この演出についていろいろ考えた。トゥーランドットは、最初の寸劇のようにDVで男性を信用できなくなり、心に深い傷を持って生きてきた。その傷をいやすため各国の王子を殺してきたが、カラフを殺すことができなかった。リューが挑発するように自害し、それを見てトゥーランドットも「自害」という答えがあることを知った。リューに教えてもらったのだ。そして、カラフと生きるのではなく、リューと同じ方法で自害することを選択した。カラフの愛ではDVのトラウマから救うことはできなかった。

こんな感じかな。まあ、勝手な解釈だが。救いのない演出やね。


さて、翌日、28日の公演は、残念ながら設備の故障が戻っておらず、舞台中央上側の塊状の装置がそのまま残っていた。しかも、その装置からの出入りもなく、壁に囲まれ、舞台中央上側の塊に囲まれた小さなスペースで上演された。結局3幕の装置が変わらずに終わった感じ。

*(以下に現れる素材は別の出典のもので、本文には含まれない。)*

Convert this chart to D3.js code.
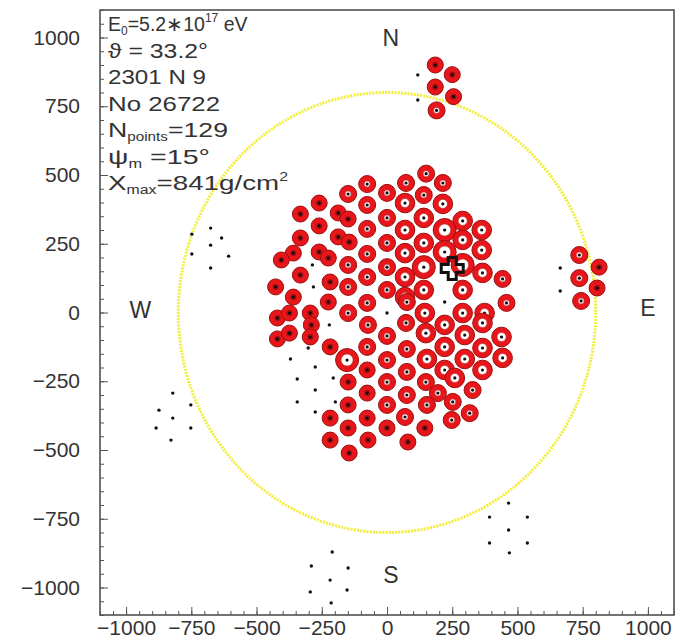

歌手の方々は、ウィルソンのトゥーランドットの迫力と言ったらもうすごいわ。あれだけのオケ、合唱の中でも突き抜ける強い声はもう信じられないレベル。迫力だけでなく、自然な声に惹かれるものがある。ポメロイのカラフは美声が響いた。「誰も寝てはならぬ」の力強さは、これまで聞いた中でぴか一。砂川さんのリューは彼女を思い描く優しい歌。演技もやさしい(自害するところでは、後ろを向いて刃を立てる)ので、こちらだけ観ていれば演出の結論はよわいものだったかもしれない。


ということで、28日は、歌手は大変すばらしかった。でも、設備の故障で本来の演出を観ることがかなわなかったのは残念だった。



通して考えると、結末がトゥーランドットの死であることと、舞台装置が極めて巨大なことにはびっくりしたが、驚きはそこまでで、もう少し踏み込んで面白いことをやってくれてもよかったのかなと思った。結論変えて物量かましました、だけというのもね。何かやってくれそうだと期待のし過ぎだったのだろうが、ラ・フーラ・デルス・バウスの人なんだよね。いろいろ期待もするよね。

とはいえ、公演としては大変良かったと思った。オケも歌手も合唱もいい。演出が物足りないなんていう人はまずいないだろう。


残念だったのは、停電で演出を変えざるを得なかったこと。これは無念。とはいえ、トラブルは発生するものだし、今回は、きちんと対処して演出を変えるという判断をして、短時間の準備で上演を再開できた。これは大変すごいことだと思う。現場の苦労は相当なものだろう。


いい公演に恵まれ、ホールの人の大変な苦労の結果にも思いを寄せ、観た後の気分がとてもよかった。トラブルも忘れらない思い出になる。と言って、もうトラブルはごめんなのだが。